TASK STATEMENT: Restate the lines word for word, from the first line of the records through the line containing "for (let y = 1990;". Leave out the pictures and anything after that line.

--- START AVAILABLE RECORDS ---

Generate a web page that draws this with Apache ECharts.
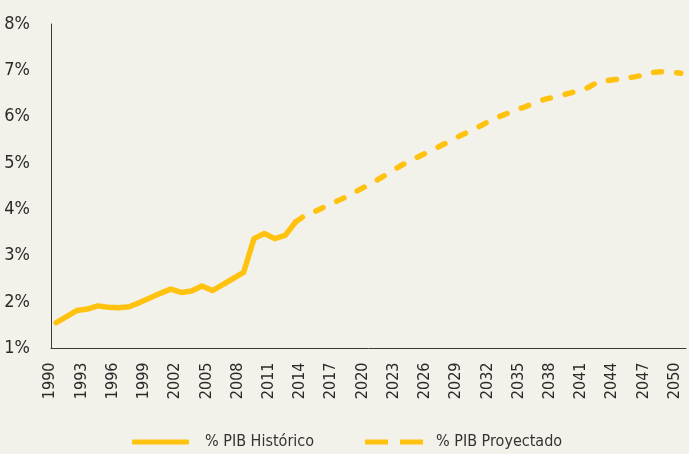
<!DOCTYPE html>
<html>
<head>
<meta charset="utf-8">
<script src="https://cdn.jsdelivr.net/npm/echarts@6/dist/echarts.min.js"></script>
<style>
html,body{margin:0;padding:0;background:#f2f1ea;}
#c{width:689px;height:454px;}
</style>
</head>
<body>
<div id="c"></div>
<script>
const years = [];
for (let y = 1990; y <= 2050; y++) years.push(String(y));

// % PIB Histórico, 1990–2013
const historico = [1.56, 1.69, 1.82, 1.85, 1.92, 1.89, 1.88, 1.90, 1.99, 2.09, 2.19, 2.28, 2.21, 2.24, 2.35, 2.25, 2.38, 2.51, 2.64, 3.37, 3.48, 3.37, 3.44, 3.73];
// % PIB Proyectado, 2013–2050
const proyectado = [3.73, 3.88, 3.97, 4.08, 4.18, 4.29, 4.41, 4.53, 4.66, 4.79, 4.93, 5.05, 5.16, 5.27, 5.38, 5.50, 5.61, 5.72, 5.83, 5.95, 6.04, 6.13, 6.21, 6.30, 6.38, 6.43, 6.49, 6.55, 6.62, 6.74, 6.78, 6.81, 6.84, 6.88, 6.94, 6.97, 6.96, 6.94];
const yTicks = [1, 2, 3, 4, 5, 6, 7, 8];
const serieNames = ['% PIB Histórico', '% PIB Proyectado'];

const histData = years.map((y, i) => i < historico.length ? historico[i] : null);
const projStart = 2013 - 1990;
const projData = years.map((y, i) => (i >= projStart && i - projStart < proyectado.length) ? proyectado[i - projStart] : null);

const FONT = '"Liberation Sans Narrow", "DejaVu Sans Condensed", "Roboto Condensed", "Noto Sans", sans-serif';
const COLOR = '#ffc20e';

const chart = echarts.init(document.getElementById('c'), null, {renderer: 'canvas'});
chart.setOption({
  backgroundColor: '#f2f1ea',
  animation: false,
  grid: {left: 51, right: 3, top: 24, bottom: 105.5},
  legend: [
    {
      data: [serieNames[0]], left: 127, top: 429,
      itemWidth: 57, itemHeight: 5, icon: 'roundRect',
      textStyle: {fontFamily: FONT, fontSize: 16, color: '#333', padding: [0, 0, 0, 11]}
    },
    {
      data: [serieNames[1]], left: 360, top: 429,
      itemWidth: 58, itemHeight: 5,
      icon: 'path://M0,0h23v5h-23z M35,0h23v5h-23z',
      textStyle: {fontFamily: FONT, fontSize: 16, color: '#333', padding: [0, 0, 0, 8]}
    }
  ],
  xAxis: {
    type: 'category',
    data: years,
    boundaryGap: true,
    axisLine: {lineStyle: {color: '#3a3a3a', width: 1}},
    axisTick: {show: false},
    axisLabel: {
      interval: 2, rotate: 90, margin: 14,
      fontFamily: FONT, fontSize: 16, color: '#2a2a2a',
      verticalAlign: 'bottom', lineHeight: 12
    }
  },
  yAxis: {
    type: 'value',
    min: yTicks[0], max: yTicks[yTicks.length - 1], interval: 1,
    axisLine: {show: true, lineStyle: {color: '#3a3a3a', width: 1}},
    axisTick: {show: false},
    splitLine: {show: false},
    axisLabel: {formatter: '{value}%', fontFamily: FONT, fontSize: 18, color: '#2a2a2a', margin: 21}
  },
  series: [
    {
      name: serieNames[0], type: 'line', data: histData,
      symbol: 'none', color: COLOR,
      lineStyle: {width: 5.5, color: COLOR, cap: 'round', join: 'round'}
    },
    {
      name: serieNames[1], type: 'line', data: projData, smooth: 0.3,
      symbol: 'none', color: COLOR,
      lineStyle: {width: 5.5, color: COLOR, type: [8, 15], cap: 'round', join: 'round'}
    }
  ]
});
</script>
</body>
</html>
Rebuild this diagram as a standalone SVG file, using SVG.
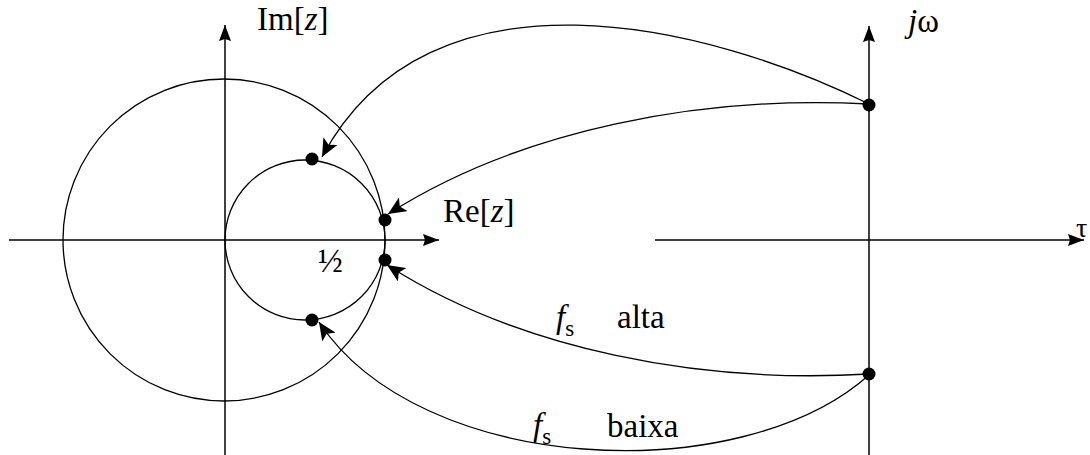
<svg xmlns="http://www.w3.org/2000/svg" width="1090" height="455" viewBox="0 0 1090 455">
<style>
.ax{fill:none;stroke:#000;stroke-width:1.5}
.cv{fill:none;stroke:#000;stroke-width:1.3}
.dot{fill:#000}
text{font-family:"Liberation Serif","Times New Roman",serif;fill:#000}
.lb{font-size:33px}
.it{font-style:italic}
</style>
<defs>
<marker id="axArrow" markerUnits="userSpaceOnUse" markerWidth="18" markerHeight="12" refX="16" refY="6" orient="auto">
<path d="M0,0 L16,6 L0,12 L2,6 z" fill="#000"/>
</marker>
<marker id="cvArrow" markerUnits="userSpaceOnUse" markerWidth="20" markerHeight="16" refX="18" refY="8" orient="auto">
<path d="M0,0 L18,8 L0,16 L4,8 z" fill="#000"/>
</marker>
</defs>
<g id="axes">
<line class="ax" x1="9" y1="240" x2="439" y2="240" marker-end="url(#axArrow)"/>
<line class="ax" x1="225" y1="455" x2="225" y2="25" marker-end="url(#axArrow)"/>
<line class="ax" x1="655" y1="240" x2="1084" y2="240" marker-end="url(#axArrow)"/>
<line class="ax" x1="869" y1="455" x2="869" y2="26" marker-end="url(#axArrow)"/>
</g>
<g id="circles">
<circle class="cv" cx="224" cy="240" r="161"/>
<circle class="cv" cx="305" cy="240" r="80"/>
</g>
<g id="connectors">
<path class="cv" d="M869,104 C710,25 430,-45 322,157" marker-end="url(#cvArrow)"/>
<path class="cv" d="M869,104 C700,95 520,130 388,214" marker-end="url(#cvArrow)"/>
<path class="cv" d="M869,374 C700,384 520,350 387,265" marker-end="url(#cvArrow)"/>
<path class="cv" d="M869,375 C740,490 420,475 319,322" marker-end="url(#cvArrow)"/>
</g>
<g id="dots">
<circle class="dot" cx="312" cy="159" r="6.5"/>
<circle class="dot" cx="385" cy="220" r="6.5"/>
<circle class="dot" cx="385" cy="260" r="6.5"/>
<circle class="dot" cx="312" cy="320" r="6.5"/>
<circle class="dot" cx="869" cy="105" r="6.5"/>
<circle class="dot" cx="869" cy="374" r="6.5"/>
</g>
<g id="labels">
<text class="lb" x="257" y="30">Im[<tspan class="it">z</tspan>]</text>
<text class="lb" x="908" y="32"><tspan class="it">j</tspan>ω</text>
<text class="lb" x="443" y="222">Re[<tspan class="it">z</tspan>]</text>
<text class="lb" x="318" y="272">½</text>
<text x="1076" y="237" font-size="28">τ</text>
<text class="lb" x="556" y="328"><tspan class="it">f</tspan><tspan font-size="23" dy="8">s</tspan></text>
<text class="lb" x="617" y="328">alta</text>
<text class="lb" x="533" y="436"><tspan class="it">f</tspan><tspan font-size="23" dy="8">s</tspan></text>
<text class="lb" x="607" y="437">baixa</text>
</g>
</svg>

--- END AVAILABLE RECORDS ---

SOLUTION:
Generate a web page that draws this with Apache ECharts.
<!DOCTYPE html>
<html>
<head>
<meta charset="utf-8">
<script src="https://cdn.jsdelivr.net/npm/echarts@6/dist/echarts.min.js"></script>
<style>
html,body{margin:0;padding:0;background:#f2f1ea;}
#c{width:689px;height:454px;}
</style>
</head>
<body>
<div id="c"></div>
<script>
const years = [];
for (let y = 1990; y <= 2050; y++) years.push(String(y));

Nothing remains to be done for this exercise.